## [What you have to do]
No images are to be carried over; print all other material exactly as it stands.

## [Supplied information]
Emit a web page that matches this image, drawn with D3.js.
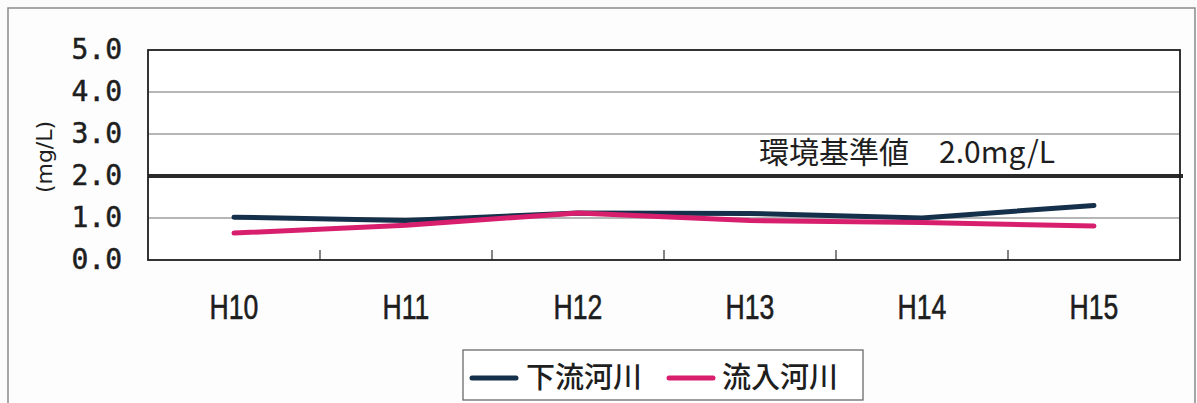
<!DOCTYPE html>
<html>
<head>
<meta charset="utf-8">
<script src="https://cdn.jsdelivr.net/npm/d3@7"></script>
<style>
  html, body { margin: 0; padding: 0; background: #fbfbfb; }
  svg { display: block; }
</style>
</head>
<body>
<svg id="chart" width="1197" height="403"></svg>
<script>
// Fiscal years (Heisei era)
const years = ["H10", "H11", "H12", "H13", "H14", "H15"];
// Downstream river concentration (mg/L)
const downstream = [1.02, 0.94, 1.12, 1.11, 1.00, 1.30];
// Inflow river concentration (mg/L)
const inflow = [0.64, 0.83, 1.12, 0.94, 0.89, 0.81];
// Y-axis ticks and environmental standard
const yTicks = [0, 1, 2, 3, 4, 5];
const standardValue = 2.0;
const seriesNames = ["下流河川", "流入河川"];
const seriesColors = ["#15304a", "#d81f6e"];

const svg = d3.select("#chart");
const plot = { left: 148, right: 1180, top: 50, bottom: 260 };

// outer frame
svg.append("rect")
  .attr("x", 8).attr("y", 8)
  .attr("width", 1187).attr("height", 410)
  .attr("fill", "#fdfdfd")
  .attr("stroke", "#8a8a8a").attr("stroke-width", 1.5);

const x = d3.scaleBand().domain(years).range([plot.left, plot.right]);
const y = d3.scaleLinear().domain([0, 5]).range([plot.bottom, plot.top]);

// plot background
svg.append("rect")
  .attr("x", plot.left).attr("y", plot.top)
  .attr("width", plot.right - plot.left).attr("height", plot.bottom - plot.top)
  .attr("fill", "#ffffff");

// horizontal gridlines
svg.append("g").selectAll("line")
  .data(yTicks.filter(v => v > 0 && v < 5 && v !== standardValue))
  .join("line")
  .attr("x1", plot.left).attr("x2", plot.right)
  .attr("y1", d => y(d)).attr("y2", d => y(d))
  .attr("stroke", "#6e6e6e").attr("stroke-width", 1.2);

// environmental standard line
svg.append("line")
  .attr("x1", plot.left).attr("x2", plot.right + 3)
  .attr("y1", y(standardValue)).attr("y2", y(standardValue))
  .attr("stroke", "#2a2a2a").attr("stroke-width", 4);

svg.append("text")
  .attr("x", 759).attr("y", 163)
  .attr("font-family", "'Noto Sans CJK JP', sans-serif")
  .attr("font-size", 30)
  .attr("fill", "#1e1e1e")
  .text("環境基準値　2.0mg/L");

// x-axis (ticks inside, on band boundaries)
const xAxis = svg.append("g")
  .attr("transform", `translate(0,${plot.bottom})`);
xAxis.selectAll("line.tick")
  .data(years.slice(1))
  .join("line")
  .attr("class", "tick")
  .attr("x1", d => x(d)).attr("x2", d => x(d))
  .attr("y1", 0).attr("y2", -10)
  .attr("stroke", "#333").attr("stroke-width", 1.2);
xAxis.selectAll("text")
  .data(years)
  .join("text")
  .attr("transform", d => `translate(${x(d) + x.bandwidth() / 2},59) scale(0.76,1)`)
  .attr("text-anchor", "middle")
  .attr("font-family", "'Liberation Sans', sans-serif")
  .attr("font-size", 35)
  .attr("fill", "#1e1e1e")
  .attr("stroke", "#1e1e1e").attr("stroke-width", 0.6)
  .text(d => d);

// y-axis labels
const yAxis = d3.axisLeft(y).tickValues(yTicks).tickFormat(d3.format(".1f")).tickSize(0).tickPadding(26);
const yg = svg.append("g").attr("transform", `translate(${plot.left},0)`).call(yAxis);
yg.select(".domain").remove();
yg.selectAll("text")
  .attr("font-family", "'DejaVu Sans Mono', monospace")
  .attr("font-size", 28)
  .attr("fill", "#1e1e1e")
  .attr("stroke", "#1e1e1e").attr("stroke-width", 0.5);

svg.append("text")
  .attr("transform", `translate(52,157) rotate(-90)`)
  .attr("text-anchor", "middle")
  .attr("font-family", "'DejaVu Sans', sans-serif")
  .attr("font-size", 22)
  .attr("fill", "#1e1e1e")
  .text("(mg/L)");

// plot frame
svg.append("rect")
  .attr("x", plot.left).attr("y", plot.top)
  .attr("width", plot.right - plot.left).attr("height", plot.bottom - plot.top)
  .attr("fill", "none")
  .attr("stroke", "#1e1e1e").attr("stroke-width", 1.8);

// series lines
const line = d3.line()
  .x((d, i) => x(years[i]) + x.bandwidth() / 2)
  .y(d => y(d));

[downstream, inflow].forEach((vals, i) => {
  svg.append("path")
    .datum(vals)
    .attr("d", line)
    .attr("fill", "none")
    .attr("stroke", seriesColors[i])
    .attr("stroke-width", 5)
    .attr("stroke-linecap", "round")
    .attr("stroke-linejoin", "round");
});

// legend
const legend = svg.append("g");
legend.append("rect")
  .attr("x", 463).attr("y", 350)
  .attr("width", 400).attr("height", 50)
  .attr("fill", "#ffffff")
  .attr("stroke", "#6a6a6a").attr("stroke-width", 1.3);

const legendItems = [
  { lx: 472, tx: 526 },
  { lx: 669, tx: 722 }
];
legendItems.forEach((it, i) => {
  legend.append("line")
    .attr("x1", it.lx).attr("x2", it.lx + 44)
    .attr("y1", 378).attr("y2", 378)
    .attr("stroke", seriesColors[i]).attr("stroke-width", 5)
    .attr("stroke-linecap", "round");
  legend.append("text")
    .attr("x", it.tx).attr("y", 388)
    .attr("font-family", "'Noto Sans CJK JP', sans-serif")
    .attr("font-size", 29)
    .attr("font-weight", 500)
    .attr("fill", "#1e1e1e")
    .text(seriesNames[i]);
});
</script>
</body>
</html>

## [Response for this exercise]
Emit a web page that matches this image, drawn with D3.js.
<!DOCTYPE html>
<html>
<head>
<meta charset="utf-8">
<script src="https://cdn.jsdelivr.net/npm/d3@7"></script>
<style>
  html, body { margin: 0; padding: 0; background: #fbfbfb; }
  svg { display: block; }
</style>
</head>
<body>
<svg id="chart" width="1197" height="403"></svg>
<script>
// Fiscal years (Heisei era)
const years = ["H10", "H11", "H12", "H13", "H14", "H15"];
// Downstream river concentration (mg/L)
const downstream = [1.02, 0.94, 1.12, 1.11, 1.00, 1.30];
// Inflow river concentration (mg/L)
const inflow = [0.64, 0.83, 1.12, 0.94, 0.89, 0.81];
// Y-axis ticks and environmental standard
const yTicks = [0, 1, 2, 3, 4, 5];
const standardValue = 2.0;
const seriesNames = ["下流河川", "流入河川"];
const seriesColors = ["#15304a", "#d81f6e"];

const svg = d3.select("#chart");
const plot = { left: 148, right: 1180, top: 50, bottom: 260 };

// outer frame
svg.append("rect")
  .attr("x", 8).attr("y", 8)
  .attr("width", 1187).attr("height", 410)
  .attr("fill", "#fdfdfd")
  .attr("stroke", "#8a8a8a").attr("stroke-width", 1.5);

const x = d3.scaleBand().domain(years).range([plot.left, plot.right]);
const y = d3.scaleLinear().domain([0, 5]).range([plot.bottom, plot.top]);

// plot background
svg.append("rect")
  .attr("x", plot.left).attr("y", plot.top)
  .attr("width", plot.right - plot.left).attr("height", plot.bottom - plot.top)
  .attr("fill", "#ffffff");

// horizontal gridlines
svg.append("g").selectAll("line")
  .data(yTicks.filter(v => v > 0 && v < 5 && v !== standardValue))
  .join("line")
  .attr("x1", plot.left).attr("x2", plot.right)
  .attr("y1", d => y(d)).attr("y2", d => y(d))
  .attr("stroke", "#6e6e6e").attr("stroke-width", 1.2);

// environmental standard line
svg.append("line")
  .attr("x1", plot.left).attr("x2", plot.right + 3)
  .attr("y1", y(standardValue)).attr("y2", y(standardValue))
  .attr("stroke", "#2a2a2a").attr("stroke-width", 4);

svg.append("text")
  .attr("x", 759).attr("y", 163)
  .attr("font-family", "'Noto Sans CJK JP', sans-serif")
  .attr("font-size", 30)
  .attr("fill", "#1e1e1e")
  .text("環境基準値　2.0mg/L");

// x-axis (ticks inside, on band boundaries)
const xAxis = svg.append("g")
  .attr("transform", `translate(0,${plot.bottom})`);
xAxis.selectAll("line.tick")
  .data(years.slice(1))
  .join("line")
  .attr("class", "tick")
  .attr("x1", d => x(d)).attr("x2", d => x(d))
  .attr("y1", 0).attr("y2", -10)
  .attr("stroke", "#333").attr("stroke-width", 1.2);
xAxis.selectAll("text")
  .data(years)
  .join("text")
  .attr("transform", d => `translate(${x(d) + x.bandwidth() / 2},59) scale(0.76,1)`)
  .attr("text-anchor", "middle")
  .attr("font-family", "'Liberation Sans', sans-serif")
  .attr("font-size", 35)
  .attr("fill", "#1e1e1e")
  .attr("stroke", "#1e1e1e").attr("stroke-width", 0.6)
  .text(d => d);

// y-axis labels
const yAxis = d3.axisLeft(y).tickValues(yTicks).tickFormat(d3.format(".1f")).tickSize(0).tickPadding(26);
const yg = svg.append("g").attr("transform", `translate(${plot.left},0)`).call(yAxis);
yg.select(".domain").remove();
yg.selectAll("text")
  .attr("font-family", "'DejaVu Sans Mono', monospace")
  .attr("font-size", 28)
  .attr("fill", "#1e1e1e")
  .attr("stroke", "#1e1e1e").attr("stroke-width", 0.5);

svg.append("text")
  .attr("transform", `translate(52,157) rotate(-90)`)
  .attr("text-anchor", "middle")
  .attr("font-family", "'DejaVu Sans', sans-serif")
  .attr("font-size", 22)
  .attr("fill", "#1e1e1e")
  .text("(mg/L)");

// plot frame
svg.append("rect")
  .attr("x", plot.left).attr("y", plot.top)
  .attr("width", plot.right - plot.left).attr("height", plot.bottom - plot.top)
  .attr("fill", "none")
  .attr("stroke", "#1e1e1e").attr("stroke-width", 1.8);

// series lines
const line = d3.line()
  .x((d, i) => x(years[i]) + x.bandwidth() / 2)
  .y(d => y(d));

[downstream, inflow].forEach((vals, i) => {
  svg.append("path")
    .datum(vals)
    .attr("d", line)
    .attr("fill", "none")
    .attr("stroke", seriesColors[i])
    .attr("stroke-width", 5)
    .attr("stroke-linecap", "round")
    .attr("stroke-linejoin", "round");
});

// legend
const legend = svg.append("g");
legend.append("rect")
  .attr("x", 463).attr("y", 350)
  .attr("width", 400).attr("height", 50)
  .attr("fill", "#ffffff")
  .attr("stroke", "#6a6a6a").attr("stroke-width", 1.3);

const legendItems = [
  { lx: 472, tx: 526 },
  { lx: 669, tx: 722 }
];
legendItems.forEach((it, i) => {
  legend.append("line")
    .attr("x1", it.lx).attr("x2", it.lx + 44)
    .attr("y1", 378).attr("y2", 378)
    .attr("stroke", seriesColors[i]).attr("stroke-width", 5)
    .attr("stroke-linecap", "round");
  legend.append("text")
    .attr("x", it.tx).attr("y", 388)
    .attr("font-family", "'Noto Sans CJK JP', sans-serif")
    .attr("font-size", 29)
    .attr("font-weight", 500)
    .attr("fill", "#1e1e1e")
    .text(seriesNames[i]);
});
</script>
</body>
</html>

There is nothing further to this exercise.